Can Python Overload Methods?
The title of the post is a question that seems to come up quite often in beginner forums, you can find a lot of hits in a web search, on Stackoverflow, etc. Not surprisingly, it usually comes from people who have worked in languages where method/function overloading is a big part of the language design.
According to Wikipedia,
…function overloading or method overloading is the ability to create multiple methods of the same name with different implementations. Calls to an overloaded function will run a specific implementation of that function appropriate to the context of the call, allowing one function call to perform different tasks depending on context.
Sometimes this question ends up dismissed as stupid in the Python context, “because you don’t need that in Python”. I’d like to take some time to talk about that, because the ideas behind it aren’t worthless.
Arguments of Differing Types
As a simplistic example, consider a class which should work whether an argument to a class constructor is an integer or a double-precision
class Foo {
public:
Foo(int x);
Foo(double x);
...
};
Foo::Foo(int x)
{
...
}
Foo::Foo(double x)
{
...
}
Foo a = new(Foo(12));
Foo b = new(Foo(18.0));
So, two different constructor functions both named after the class, as that is the C++ syntax. C++ needs that information up front, or the compiler will throw type errors on compilation, as it’s an error to pass an argument of one type to a function expecting a different type. Overloading is often discussed in terms of constructors, though it is not limited to those methods.
Python syntax does not allow multiple functions/methods to take the
same name within the same scope - just like with variables.
People are sometimes a little surprised at this, but
a Python function definition is an executable statement, in which
two things happen: a function object is created from the body of
the definition, and a reference to that object is then assigned to
a variable with the name of the function - in other words, a
def
statement is variable assignment.

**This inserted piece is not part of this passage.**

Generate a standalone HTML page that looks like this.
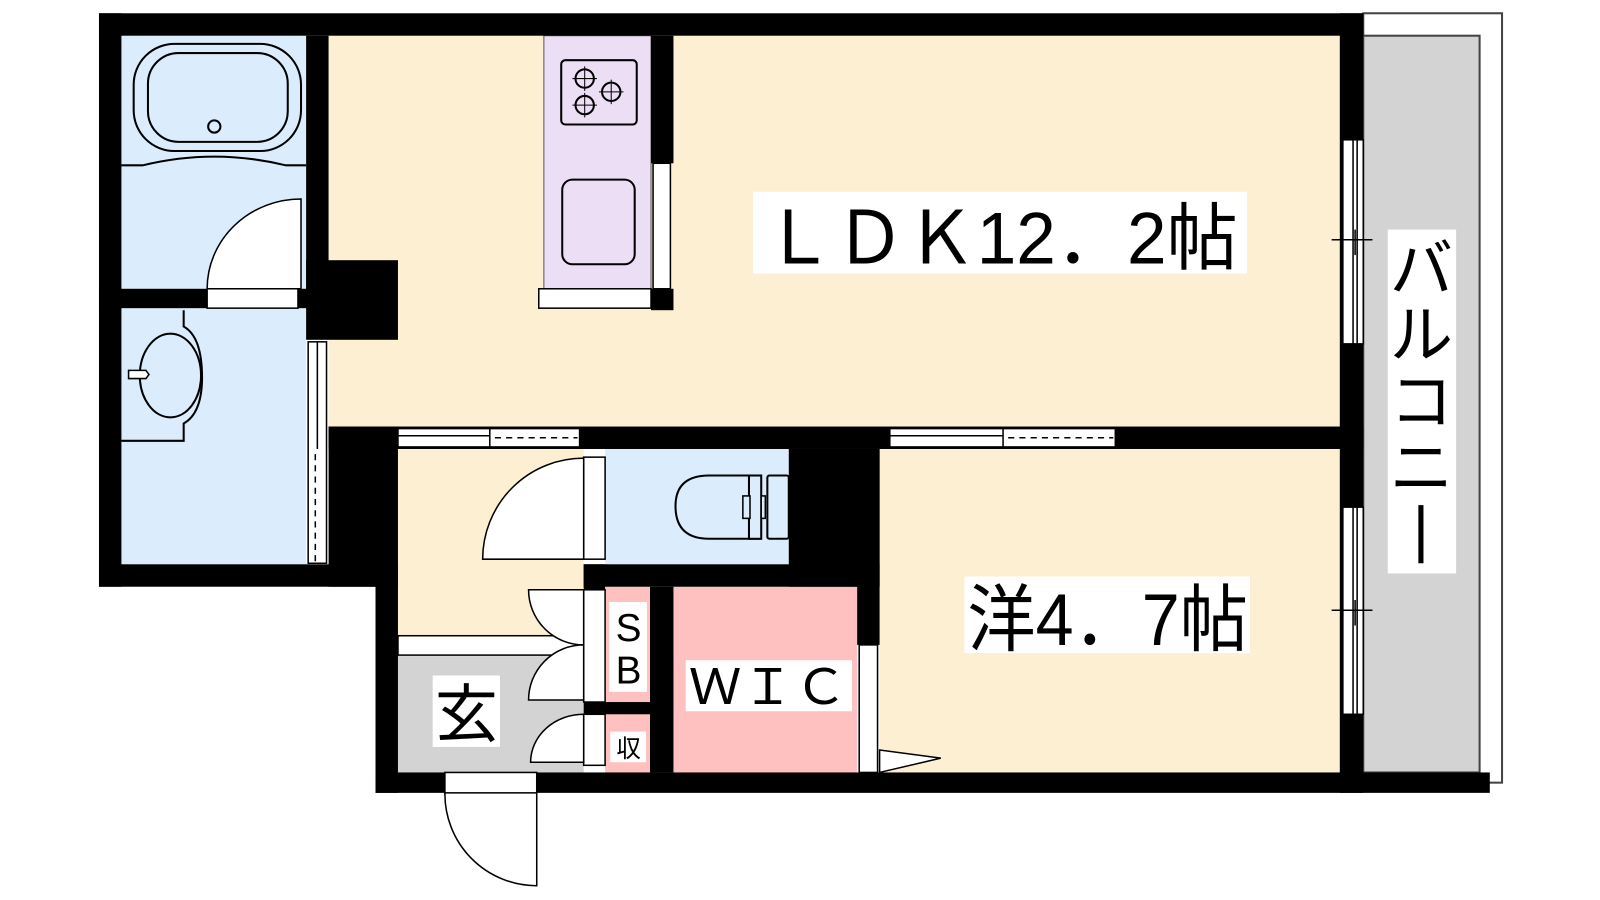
<!DOCTYPE html>
<html><head><meta charset="utf-8"><style>
html,body{margin:0;padding:0;background:#fff;width:1600px;height:900px;overflow:hidden}
svg{display:block}
text{font-family:"Liberation Sans","Noto Sans CJK JP",sans-serif;fill:#000}
</style></head><body>
<svg width="1600" height="900" viewBox="0 0 1568 882" xmlns="http://www.w3.org/2000/svg">
<rect x="1336" y="13" width="136" height="754" fill="#fff" stroke="#444" stroke-width="2"/>
<rect x="1336" y="35" width="114" height="722" fill="#d3d3d3" stroke="#444" stroke-width="2"/>
<rect x="322" y="35" width="991" height="383" fill="#fdf0d2"/>
<rect x="533" y="35" width="105" height="248" fill="#ecdff5" stroke="#555" stroke-width="1"/>
<rect x="119" y="35" width="181" height="248" fill="#dbecfd"/>
<rect x="119" y="302" width="181" height="251" fill="#dbecfd"/>
<rect x="862" y="440" width="451" height="317" fill="#fdf0d2"/>
<rect x="390" y="440" width="182" height="183" fill="#fdf0d2"/>
<rect x="390" y="643" width="182" height="114" fill="#d3d3d3"/>
<rect x="390" y="623" width="182" height="19" fill="#fff" stroke="#000" stroke-width="1.5"/>
<rect x="593" y="440" width="180" height="113" fill="#dbecfd"/>
<rect x="593" y="575" width="44" height="113" fill="#ffc0c0"/>
<rect x="593" y="700" width="44" height="57" fill="#ffc0c0"/>
<rect x="660" y="575" width="180" height="182" fill="#ffc0c0"/>
<g fill="#000">
<rect x="97" y="13" width="1239" height="22"/>
<rect x="97" y="13" width="22" height="562"/>
<rect x="97" y="553" width="293" height="22"/>
<rect x="97" y="283" width="225" height="19"/>
<rect x="300" y="35" width="22" height="267"/>
<rect x="300" y="255" width="90" height="78"/>
<rect x="322" y="418" width="1014" height="22"/>
<rect x="322" y="418" width="68" height="157"/>
<rect x="368" y="553" width="22" height="224"/>
<rect x="368" y="757" width="1092" height="20"/>
<rect x="1313" y="13" width="23" height="764"/>
<rect x="638" y="35" width="22" height="125"/>
<rect x="638" y="283" width="22" height="21"/>
<rect x="773" y="440" width="89" height="135"/>
<rect x="572" y="553" width="290" height="22"/>
<rect x="572" y="553" width="21" height="25"/>
<rect x="572" y="688" width="65" height="12"/>
<rect x="637" y="575" width="23" height="182"/>
<rect x="840" y="440" width="22" height="192"/>
</g>
<g fill="#fff" stroke="#000" stroke-width="1.5">
<rect x="640" y="160" width="17" height="123"/>
<rect x="528" y="283" width="110" height="19"/>
<rect x="203" y="283" width="89" height="19"/>
<rect x="302" y="335" width="18" height="217"/>
<rect x="1316" y="137" width="20" height="200"/>
<rect x="1316" y="497" width="20" height="203"/>
<rect x="390" y="420" width="178" height="18"/>
<rect x="872" y="420" width="221" height="18"/>
<rect x="572" y="448" width="21" height="100"/>
<rect x="572" y="578" width="21" height="110"/>
<rect x="572" y="700" width="21" height="50"/>
<rect x="842" y="632" width="18" height="125"/>
<rect x="436" y="757" width="90" height="20"/>
<path d="M295 195 V283 H203 A92 88 0 0 1 295 195 Z"/>
<path d="M572 449 V548 H473 A99 99 0 0 1 572 449 Z"/>
<path d="M518 578 H572 V632 A54 54 0 0 1 518 578 Z"/>
<path d="M518 686 H572 V632 A54 54 0 0 0 518 686 Z"/>
<path d="M520 747 H572 V700 A52 47 0 0 0 520 747 Z"/>
<path d="M862 735 L922 743 L862 757 Z"/>
<path d="M436 777 A90 90 0 0 0 526 868 V777" fill="none"/>
</g>
<g stroke="#000" stroke-width="1.5" fill="none">
<line x1="390" y1="427" x2="480" y2="427"/><line x1="480" y1="420" x2="480" y2="438"/>
<line x1="485" y1="429" x2="566" y2="429" stroke-dasharray="6,5"/>
<line x1="872" y1="427" x2="983" y2="427"/><line x1="983" y1="420" x2="983" y2="438"/>
<line x1="988" y1="429" x2="1091" y2="429" stroke-dasharray="6,5"/>
<line x1="311" y1="335" x2="311" y2="440"/>
<line x1="309" y1="445" x2="309" y2="550" stroke-dasharray="6,5"/>
<line x1="1326" y1="137" x2="1326" y2="337"/><line x1="1330" y1="137" x2="1330" y2="337"/>
<line x1="1305" y1="235" x2="1345" y2="235"/><line x1="1328" y1="225" x2="1328" y2="250"/>
<line x1="1326" y1="497" x2="1326" y2="700"/><line x1="1330" y1="497" x2="1330" y2="700"/>
<line x1="1305" y1="598" x2="1345" y2="598"/><line x1="1328" y1="588" x2="1328" y2="613"/>
<rect x="131" y="43" width="164" height="105" rx="40" stroke-width="2"/>
<rect x="145" y="52" width="137" height="87" rx="30" stroke-width="2"/>
<circle cx="210" cy="124" r="6" stroke-width="2"/>
<path d="M119 162 L140 162 Q210 145 280 162 L300 162" stroke-width="2"/>
<path d="M119 432 H180 V415 Q198 405 198 370 Q198 330 180 320 V304" stroke-width="2"/>
<ellipse cx="167" cy="368" rx="30" ry="41" stroke-width="2"/>
<path d="M126 363 H143 L146 367 L143 371 H126 Z" fill="#fff" stroke-width="1.5"/>
<rect x="550" y="59" width="74" height="63" rx="4" stroke-width="2"/>
<circle cx="573" cy="77" r="9" stroke-width="2"/><circle cx="573" cy="103" r="9" stroke-width="2"/><circle cx="599" cy="90" r="9" stroke-width="2"/>
<path d="M573 65v24M561 77h24M573 91v24M561 103h24M599 78v24M587 90h24" stroke-width="1"/>
<rect x="551" y="176" width="71" height="83" rx="10" stroke-width="2"/>
<path d="M745 466 H695 Q662 466 662 496 Q662 528 695 528 H745 Z" fill="#dbecfd" stroke-width="2"/>
<rect x="734" y="466" width="12" height="62" fill="#dbecfd" stroke-width="2"/>
<rect x="728" y="486" width="7" height="22" fill="#dbecfd" stroke-width="1.5"/>
<rect x="746" y="486" width="4" height="22" fill="#dbecfd" stroke-width="1.5"/>
<rect x="752" y="466" width="21" height="62" rx="2" fill="#dbecfd" stroke-width="2"/>
</g>
<rect x="738" y="188" width="484" height="80" fill="#fff"/>
<text x="748" y="258" font-size="72" textLength="465" lengthAdjust="spacingAndGlyphs">ＬＤＫ12．2帖</text>
<rect x="945" y="565" width="280" height="75" fill="#fff"/>
<text x="948" y="632" font-size="72" textLength="275" lengthAdjust="spacingAndGlyphs">洋4．7帖</text>
<rect x="1360" y="225" width="67" height="337" fill="#fff"/>
<text x="1393" y="285" font-size="62" text-anchor="middle">バ</text>
<text x="1393" y="350" font-size="62" text-anchor="middle">ル</text>
<text x="1393" y="415" font-size="62" text-anchor="middle">コ</text>
<text x="1393" y="480" font-size="62" text-anchor="middle">ニ</text>
<rect x="1390" y="495" width="5" height="57" fill="#000"/>
<rect x="597" y="590" width="37" height="88" fill="#fff"/>
<text x="616" y="628" font-size="38" text-anchor="middle">S</text>
<text x="616" y="670" font-size="38" text-anchor="middle">B</text>
<rect x="598" y="717" width="35" height="30" fill="#fff"/>
<text x="616" y="742" font-size="24" text-anchor="middle">収</text>
<rect x="672" y="647" width="163" height="50" fill="#fff"/>
<text x="675" y="690" font-size="48" textLength="155" lengthAdjust="spacingAndGlyphs">ＷＩＣ</text>
<rect x="424" y="662" width="66" height="70" fill="#fff"/>
<text x="457" y="722" font-size="62" text-anchor="middle">玄</text>
</svg>
</body></html>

So assigning two different
functions to the same name just means the second one replaces the first.
It’s "override" rather than "overload".
In the case of Python, the method we are interested in is __init__
.
It is not exactly a constructor, but as the method called automatically
after construction, the behavior that people associate with
constructors (“set things up”) happens here.
We can show this sequence with a bit of interactive Python use:
>>> a=2
>>> a=4
>>> print(a)
4
>>> def a():
... print "Hello"
...
>>> print(a)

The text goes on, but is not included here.